§ **Provided data**
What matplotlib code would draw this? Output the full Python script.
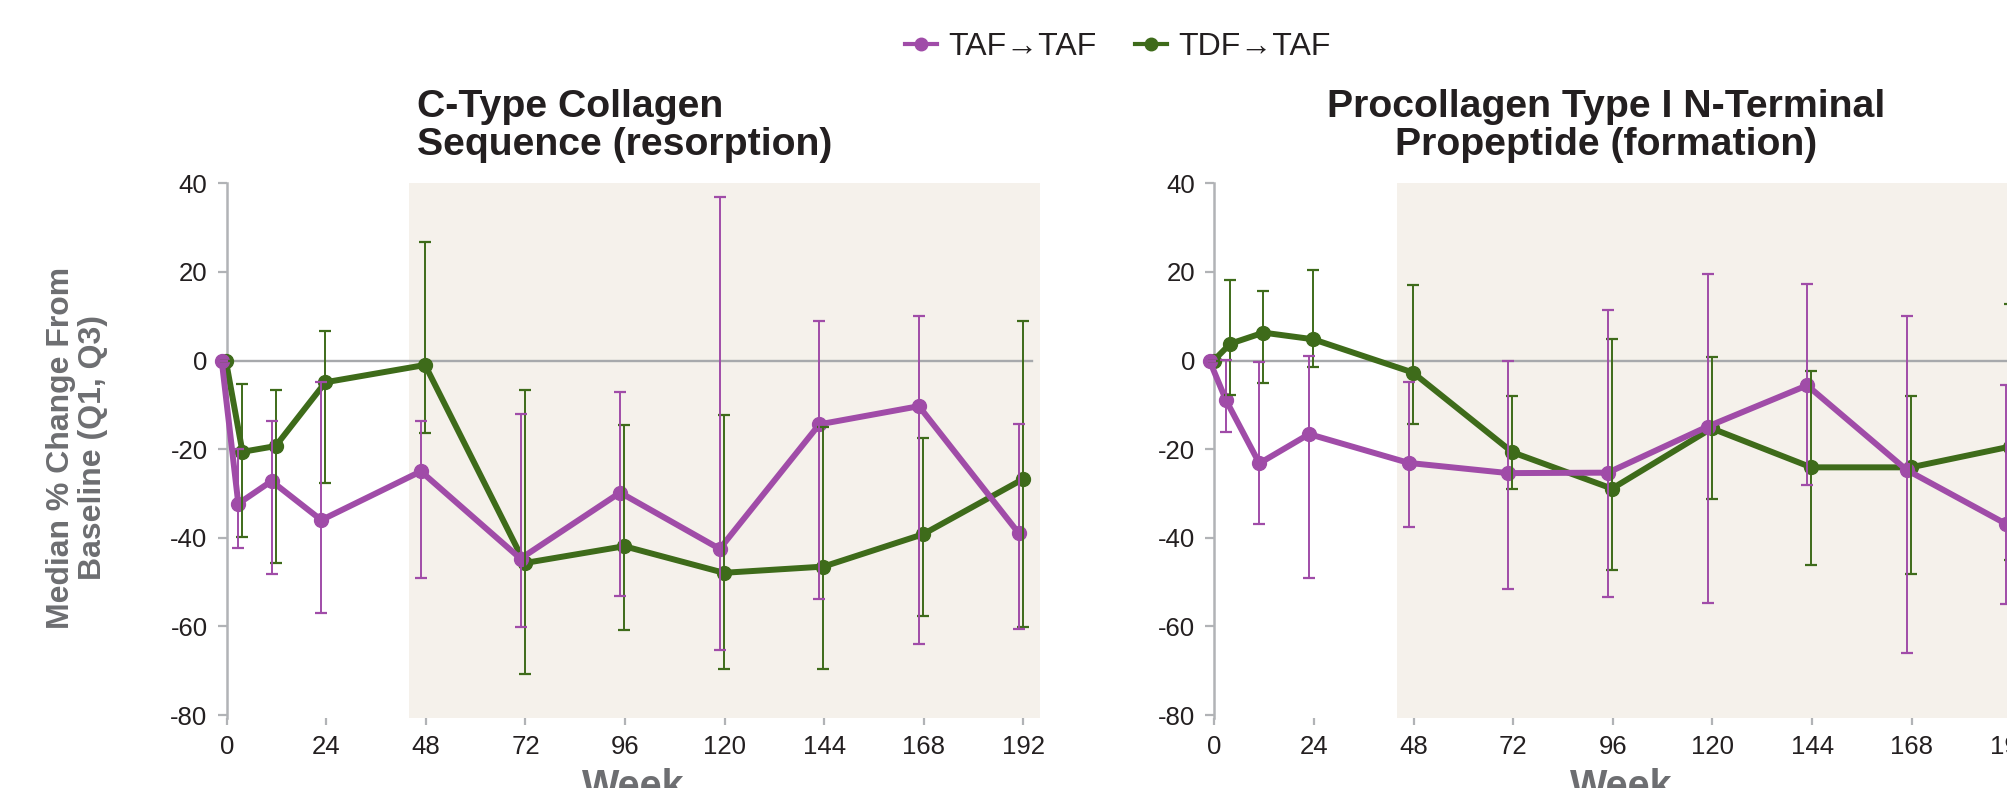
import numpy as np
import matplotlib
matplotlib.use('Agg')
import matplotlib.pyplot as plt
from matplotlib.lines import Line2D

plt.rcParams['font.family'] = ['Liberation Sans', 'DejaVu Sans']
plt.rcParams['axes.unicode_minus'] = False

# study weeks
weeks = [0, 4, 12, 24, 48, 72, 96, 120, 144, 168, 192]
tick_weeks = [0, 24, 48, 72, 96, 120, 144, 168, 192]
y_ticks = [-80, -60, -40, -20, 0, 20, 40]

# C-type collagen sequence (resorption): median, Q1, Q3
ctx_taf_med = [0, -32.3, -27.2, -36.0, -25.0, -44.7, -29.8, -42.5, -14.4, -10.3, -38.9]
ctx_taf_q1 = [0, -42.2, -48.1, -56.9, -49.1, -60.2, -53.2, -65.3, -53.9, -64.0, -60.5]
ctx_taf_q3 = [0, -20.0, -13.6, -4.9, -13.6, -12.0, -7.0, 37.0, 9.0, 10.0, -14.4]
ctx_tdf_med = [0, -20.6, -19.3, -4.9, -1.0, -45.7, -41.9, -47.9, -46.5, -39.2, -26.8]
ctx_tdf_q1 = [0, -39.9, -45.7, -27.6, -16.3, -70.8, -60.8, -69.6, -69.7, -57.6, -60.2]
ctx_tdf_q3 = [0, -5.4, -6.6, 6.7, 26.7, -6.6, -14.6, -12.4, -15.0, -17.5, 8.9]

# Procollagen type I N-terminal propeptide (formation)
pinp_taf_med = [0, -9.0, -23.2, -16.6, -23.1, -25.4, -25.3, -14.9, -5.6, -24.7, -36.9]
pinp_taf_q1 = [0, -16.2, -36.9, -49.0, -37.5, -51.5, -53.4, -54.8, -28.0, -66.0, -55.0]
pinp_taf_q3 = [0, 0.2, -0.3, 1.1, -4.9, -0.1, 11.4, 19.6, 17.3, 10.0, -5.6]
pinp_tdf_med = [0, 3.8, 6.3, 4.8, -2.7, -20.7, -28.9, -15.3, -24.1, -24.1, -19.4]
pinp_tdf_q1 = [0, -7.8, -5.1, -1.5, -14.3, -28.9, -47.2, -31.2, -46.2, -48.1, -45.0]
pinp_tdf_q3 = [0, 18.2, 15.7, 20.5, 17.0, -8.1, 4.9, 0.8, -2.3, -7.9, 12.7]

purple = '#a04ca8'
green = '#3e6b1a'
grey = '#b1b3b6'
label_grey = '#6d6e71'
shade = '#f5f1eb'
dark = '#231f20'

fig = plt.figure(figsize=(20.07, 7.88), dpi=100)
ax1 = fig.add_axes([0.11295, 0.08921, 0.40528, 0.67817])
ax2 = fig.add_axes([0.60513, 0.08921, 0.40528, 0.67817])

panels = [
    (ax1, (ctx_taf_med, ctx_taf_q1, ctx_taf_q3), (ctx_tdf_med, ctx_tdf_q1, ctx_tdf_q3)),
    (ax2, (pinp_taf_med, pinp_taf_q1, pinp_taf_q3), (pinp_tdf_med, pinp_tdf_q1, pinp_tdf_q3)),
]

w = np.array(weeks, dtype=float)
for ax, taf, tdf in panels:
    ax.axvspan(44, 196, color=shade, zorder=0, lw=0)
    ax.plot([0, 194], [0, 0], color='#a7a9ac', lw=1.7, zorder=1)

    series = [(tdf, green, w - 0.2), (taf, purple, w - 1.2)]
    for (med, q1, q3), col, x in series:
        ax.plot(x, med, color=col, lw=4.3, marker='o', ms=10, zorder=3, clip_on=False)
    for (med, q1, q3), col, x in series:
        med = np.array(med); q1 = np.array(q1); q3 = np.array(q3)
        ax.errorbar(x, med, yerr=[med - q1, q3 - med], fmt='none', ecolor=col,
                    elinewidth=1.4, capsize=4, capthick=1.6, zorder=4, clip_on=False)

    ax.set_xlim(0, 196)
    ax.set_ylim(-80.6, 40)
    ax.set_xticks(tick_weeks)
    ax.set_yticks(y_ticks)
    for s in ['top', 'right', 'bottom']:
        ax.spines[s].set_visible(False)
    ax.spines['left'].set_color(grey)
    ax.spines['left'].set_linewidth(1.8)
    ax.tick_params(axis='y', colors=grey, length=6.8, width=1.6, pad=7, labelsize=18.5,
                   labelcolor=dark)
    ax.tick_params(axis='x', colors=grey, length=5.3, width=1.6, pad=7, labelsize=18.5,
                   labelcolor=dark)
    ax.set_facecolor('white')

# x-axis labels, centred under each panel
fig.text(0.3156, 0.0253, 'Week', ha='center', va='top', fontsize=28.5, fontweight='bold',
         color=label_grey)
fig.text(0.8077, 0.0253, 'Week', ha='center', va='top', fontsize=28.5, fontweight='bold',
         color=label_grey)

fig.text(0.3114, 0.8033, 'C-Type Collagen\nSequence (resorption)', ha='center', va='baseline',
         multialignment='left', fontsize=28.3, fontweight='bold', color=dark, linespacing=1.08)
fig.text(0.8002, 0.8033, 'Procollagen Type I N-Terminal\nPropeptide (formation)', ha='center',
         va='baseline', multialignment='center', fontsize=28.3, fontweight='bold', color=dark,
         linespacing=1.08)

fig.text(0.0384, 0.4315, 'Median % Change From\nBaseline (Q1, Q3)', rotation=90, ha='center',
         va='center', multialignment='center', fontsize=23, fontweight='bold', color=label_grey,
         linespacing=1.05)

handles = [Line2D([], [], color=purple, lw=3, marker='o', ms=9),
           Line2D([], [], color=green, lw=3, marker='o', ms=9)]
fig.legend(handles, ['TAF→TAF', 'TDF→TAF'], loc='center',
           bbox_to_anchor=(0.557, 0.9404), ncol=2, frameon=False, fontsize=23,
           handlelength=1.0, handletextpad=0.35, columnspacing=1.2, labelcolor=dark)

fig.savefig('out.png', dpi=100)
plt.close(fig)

§ **What to work on**
Leave out the pictures and repeat exactly the lines from the start of the material through the line that contains "from matplotlib.lines import Line2D", both included.

§ **Answer to this exercise**
What matplotlib code would draw this? Output the full Python script.
import numpy as np
import matplotlib
matplotlib.use('Agg')
import matplotlib.pyplot as plt
from matplotlib.lines import Line2D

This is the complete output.